_DATA EXTRACT:_
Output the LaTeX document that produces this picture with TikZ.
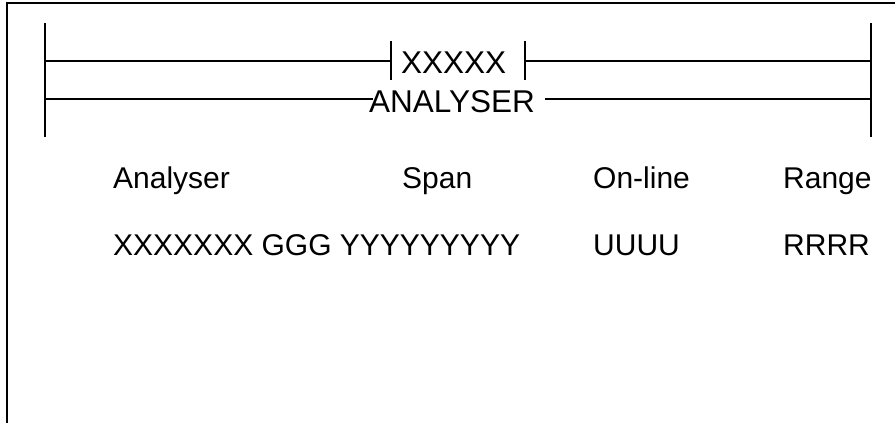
\documentclass[tikz,border=0pt]{standalone}
\usepackage{fontspec}
\setmainfont{Liberation Sans}
\begin{document}
\begin{tikzpicture}[x=1pt,y=-1pt,
  wire/.style={line width=2pt, line cap=butt},
  label/.style={inner sep=0pt, anchor=base west, font=\fontsize{30}{36}\selectfont},
  rungtext/.style={label, font=\fontsize{31.5}{38}\selectfont}]
\useasboundingbox (0,0) rectangle (895,423);

% outer frame (top and left edges)
\draw[wire] (7,423) -- (7,3) -- (895,3);

% rails
\coordinate (lt) at (45,23);  \coordinate (lb) at (45,137);
\coordinate (rt) at (871,23); \coordinate (rb) at (871,137);
\draw[wire] (lt) -- (lb);
\draw[wire] (rt) -- (rb);

% rung 1 with contact XXXXX
\coordinate (r1l) at (45,61);  \coordinate (r1r) at (871,61);
\coordinate (c1a) at (391,61); \coordinate (c1b) at (525,61);
\draw[wire] (r1l) -- (c1a);
\draw[wire] (c1b) -- (r1r);
\draw[wire] (391,41) -- (391,80);
\draw[wire] (525,41) -- (525,80);
\node[rungtext] (contact) at (401,73) {XXXXX};

% rung 2 with label ANALYSER
\coordinate (r2l) at (45,99);  \coordinate (r2r) at (871,99);
\node[rungtext] (analyser) at (369,112) {ANALYSER};
\draw[wire] (r2l) -- (373,99);
\draw[wire] (545,99) -- (r2r);

% table headings
\node[label] (h1) at (113,188) {Analyser};
\node[label] (h2) at (402,188) {Span};
\node[label] (h3) at (593,188) {On-line};
\node[label] (h4) at (783,188) {Range};

% table values
\node[label] (v1) at (113,255) {XXXXXXX GGG YYYYYYYYY};
\node[label] (v3) at (593,255) {UUUU};
\node[label] (v4) at (783,255) {RRRR};
\end{tikzpicture}
\end{document}
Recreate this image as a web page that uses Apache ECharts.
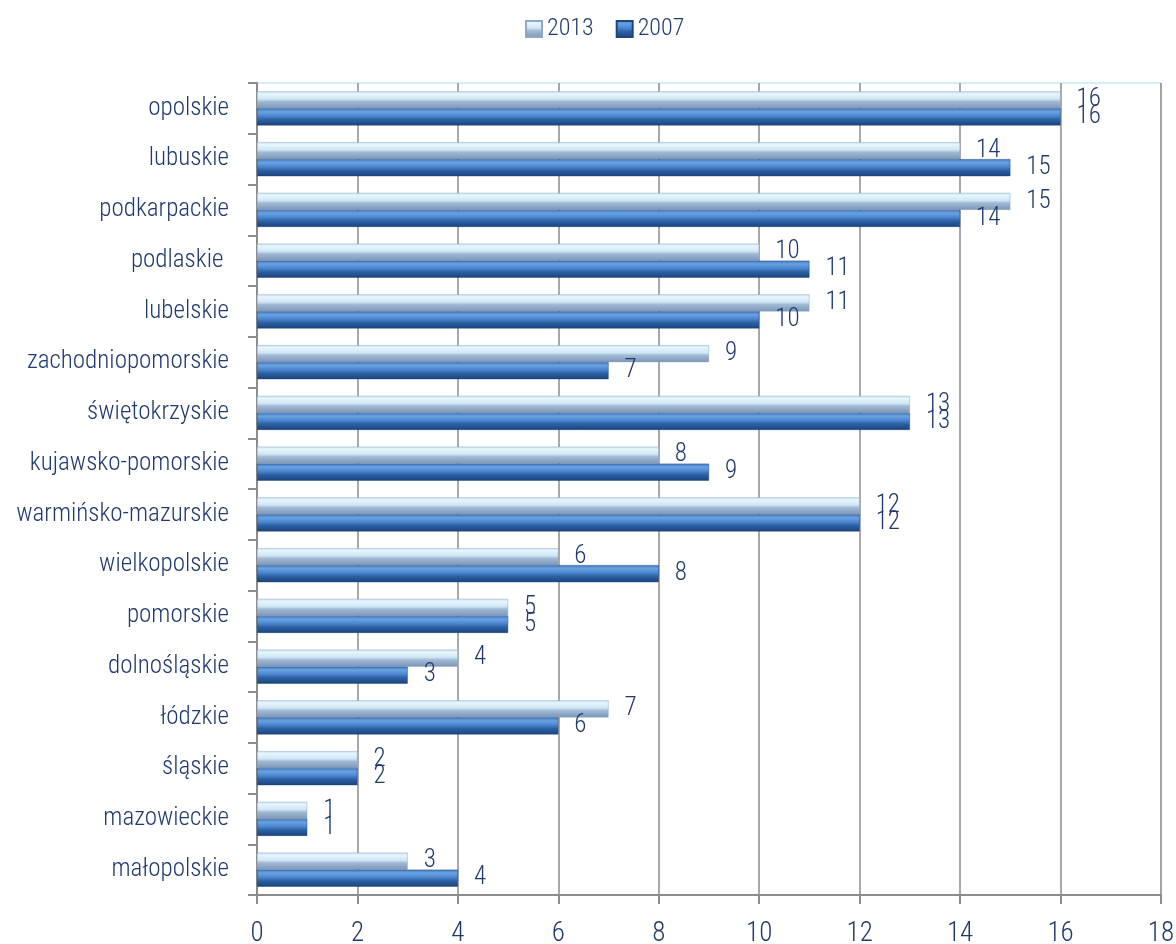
<!DOCTYPE html>
<html><head><meta charset="utf-8">
<script src="https://cdn.jsdelivr.net/npm/echarts@6/dist/echarts.min.js"></script>
<style>html,body{margin:0;padding:0;background:#fff}#c{width:1176px;height:944px}</style>
</head><body><div id="c"></div>
<script>
const categories = ['opolskie','lubuskie','podkarpackie','podlaskie ','lubelskie','zachodniopomorskie','świętokrzyskie','kujawsko-pomorskie','warmińsko-mazurskie','wielkopolskie','pomorskie','dolnośląskie','łódzkie','śląskie','mazowieckie','małopolskie'];
const values2013 = [16,14,15,10,11,9,13,8,12,6,5,4,7,2,1,3];
const values2007 = [16,15,14,11,10,7,13,9,12,8,5,3,6,2,1,4];
const xTicks = [0,2,4,6,8,10,12,14,16,18];

const FONT = "'Roboto Condensed','Liberation Sans Narrow','DejaVu Sans Condensed',Roboto,sans-serif";
const NAVY = '#1f3a6e';
const grad2013 = new echarts.graphic.LinearGradient(0,0,0,1,[
  {offset:0,color:'#c4dff1'},{offset:0.15,color:'#e6f6fd'},{offset:0.45,color:'#cfe6f5'},{offset:0.6,color:'#a0bad5'},{offset:1,color:'#7b95b6'}]);
const grad2007 = new echarts.graphic.LinearGradient(0,0,0,1,[
  {offset:0,color:'#3f78c0'},{offset:0.2,color:'#6aa2e0'},{offset:0.45,color:'#4a86d0'},{offset:0.65,color:'#2d62a6'},{offset:1,color:'#1c4379'}]);

const chart = echarts.init(document.getElementById('c'));
chart.setOption({
  animation:false,
  textStyle:{fontFamily:FONT},
  legend:{
    top:12, left:520, itemWidth:16, itemHeight:16, itemGap:22,
    textStyle:{fontSize:24, color:NAVY, fontFamily:FONT, fontWeight:300},
    data:[{name:'2013',icon:'rect'},{name:'2007',icon:'rect'}]
  },
  grid:{left:257, right:15, top:83, bottom:49, containLabel:false, outerBoundsMode:'none',
    show:true, borderColor:'#a6e0f5', borderWidth:1},
  xAxis:{
    type:'value', min:0, max:18, interval:2,
    axisLine:{show:true, lineStyle:{color:'#8c8c8c', width:2}},
    axisTick:{show:true, length:9, lineStyle:{color:'#8c8c8c', width:2}},
    splitLine:{show:true, lineStyle:{color:'#8c8c8c', width:1.5}},
    axisLabel:{fontSize:27, color:NAVY, margin:26, fontFamily:FONT, fontWeight:300,
      formatter:v=>xTicks.includes(v)?String(v):''}
  },
  yAxis:{
    type:'category', data:categories, inverse:true,
    axisLine:{show:true, lineStyle:{color:'#8c8c8c', width:2}},
    axisTick:{show:true, length:9, lineStyle:{color:'#8c8c8c', width:2}},
    axisLabel:{fontSize:25, color:NAVY, margin:28, fontFamily:FONT, fontWeight:300}
  },
  series:[
    {name:'2013', type:'bar', data:values2013, barWidth:17, barGap:'0%',
     itemStyle:{color:grad2013, borderColor:'#8fa8c4', borderWidth:0.5},
     label:{show:true, position:'right', distance:16, fontSize:25, color:NAVY, fontFamily:FONT, fontWeight:300}},
    {name:'2007', type:'bar', data:values2007, barWidth:17,
     itemStyle:{color:grad2007, borderColor:'#1e4680', borderWidth:0.5},
     label:{show:true, position:'right', distance:16, fontSize:25, color:NAVY, fontFamily:FONT, fontWeight:300}}
  ]
});
</script></body></html>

_INSTRUCTIONS FOR THE TASK:_ Reproduce each entry precisely, dropping only the pictures.

_SOLUTION TO THE PROBLEM:_
Output the LaTeX document that produces this picture with TikZ.
\documentclass[tikz,border=0pt]{standalone}
\usepackage{fontspec}
\setmainfont{Liberation Sans}
\begin{document}
\begin{tikzpicture}[x=1pt,y=-1pt,
  wire/.style={line width=2pt, line cap=butt},
  label/.style={inner sep=0pt, anchor=base west, font=\fontsize{30}{36}\selectfont},
  rungtext/.style={label, font=\fontsize{31.5}{38}\selectfont}]
\useasboundingbox (0,0) rectangle (895,423);

% outer frame (top and left edges)
\draw[wire] (7,423) -- (7,3) -- (895,3);

% rails
\coordinate (lt) at (45,23);  \coordinate (lb) at (45,137);
\coordinate (rt) at (871,23); \coordinate (rb) at (871,137);
\draw[wire] (lt) -- (lb);
\draw[wire] (rt) -- (rb);

% rung 1 with contact XXXXX
\coordinate (r1l) at (45,61);  \coordinate (r1r) at (871,61);
\coordinate (c1a) at (391,61); \coordinate (c1b) at (525,61);
\draw[wire] (r1l) -- (c1a);
\draw[wire] (c1b) -- (r1r);
\draw[wire] (391,41) -- (391,80);
\draw[wire] (525,41) -- (525,80);
\node[rungtext] (contact) at (401,73) {XXXXX};

% rung 2 with label ANALYSER
\coordinate (r2l) at (45,99);  \coordinate (r2r) at (871,99);
\node[rungtext] (analyser) at (369,112) {ANALYSER};
\draw[wire] (r2l) -- (373,99);
\draw[wire] (545,99) -- (r2r);

% table headings
\node[label] (h1) at (113,188) {Analyser};
\node[label] (h2) at (402,188) {Span};
\node[label] (h3) at (593,188) {On-line};
\node[label] (h4) at (783,188) {Range};

% table values
\node[label] (v1) at (113,255) {XXXXXXX GGG YYYYYYYYY};
\node[label] (v3) at (593,255) {UUUU};
\node[label] (v4) at (783,255) {RRRR};
\end{tikzpicture}
\end{document}
Recreate this image as a web page that uses Apache ECharts.
<!DOCTYPE html>
<html><head><meta charset="utf-8">
<script src="https://cdn.jsdelivr.net/npm/echarts@6/dist/echarts.min.js"></script>
<style>html,body{margin:0;padding:0;background:#fff}#c{width:1176px;height:944px}</style>
</head><body><div id="c"></div>
<script>
const categories = ['opolskie','lubuskie','podkarpackie','podlaskie ','lubelskie','zachodniopomorskie','świętokrzyskie','kujawsko-pomorskie','warmińsko-mazurskie','wielkopolskie','pomorskie','dolnośląskie','łódzkie','śląskie','mazowieckie','małopolskie'];
const values2013 = [16,14,15,10,11,9,13,8,12,6,5,4,7,2,1,3];
const values2007 = [16,15,14,11,10,7,13,9,12,8,5,3,6,2,1,4];
const xTicks = [0,2,4,6,8,10,12,14,16,18];

const FONT = "'Roboto Condensed','Liberation Sans Narrow','DejaVu Sans Condensed',Roboto,sans-serif";
const NAVY = '#1f3a6e';
const grad2013 = new echarts.graphic.LinearGradient(0,0,0,1,[
  {offset:0,color:'#c4dff1'},{offset:0.15,color:'#e6f6fd'},{offset:0.45,color:'#cfe6f5'},{offset:0.6,color:'#a0bad5'},{offset:1,color:'#7b95b6'}]);
const grad2007 = new echarts.graphic.LinearGradient(0,0,0,1,[
  {offset:0,color:'#3f78c0'},{offset:0.2,color:'#6aa2e0'},{offset:0.45,color:'#4a86d0'},{offset:0.65,color:'#2d62a6'},{offset:1,color:'#1c4379'}]);

const chart = echarts.init(document.getElementById('c'));
chart.setOption({
  animation:false,
  textStyle:{fontFamily:FONT},
  legend:{
    top:12, left:520, itemWidth:16, itemHeight:16, itemGap:22,
    textStyle:{fontSize:24, color:NAVY, fontFamily:FONT, fontWeight:300},
    data:[{name:'2013',icon:'rect'},{name:'2007',icon:'rect'}]
  },
  grid:{left:257, right:15, top:83, bottom:49, containLabel:false, outerBoundsMode:'none',
    show:true, borderColor:'#a6e0f5', borderWidth:1},
  xAxis:{
    type:'value', min:0, max:18, interval:2,
    axisLine:{show:true, lineStyle:{color:'#8c8c8c', width:2}},
    axisTick:{show:true, length:9, lineStyle:{color:'#8c8c8c', width:2}},
    splitLine:{show:true, lineStyle:{color:'#8c8c8c', width:1.5}},
    axisLabel:{fontSize:27, color:NAVY, margin:26, fontFamily:FONT, fontWeight:300,
      formatter:v=>xTicks.includes(v)?String(v):''}
  },
  yAxis:{
    type:'category', data:categories, inverse:true,
    axisLine:{show:true, lineStyle:{color:'#8c8c8c', width:2}},
    axisTick:{show:true, length:9, lineStyle:{color:'#8c8c8c', width:2}},
    axisLabel:{fontSize:25, color:NAVY, margin:28, fontFamily:FONT, fontWeight:300}
  },
  series:[
    {name:'2013', type:'bar', data:values2013, barWidth:17, barGap:'0%',
     itemStyle:{color:grad2013, borderColor:'#8fa8c4', borderWidth:0.5},
     label:{show:true, position:'right', distance:16, fontSize:25, color:NAVY, fontFamily:FONT, fontWeight:300}},
    {name:'2007', type:'bar', data:values2007, barWidth:17,
     itemStyle:{color:grad2007, borderColor:'#1e4680', borderWidth:0.5},
     label:{show:true, position:'right', distance:16, fontSize:25, color:NAVY, fontFamily:FONT, fontWeight:300}}
  ]
});
</script></body></html>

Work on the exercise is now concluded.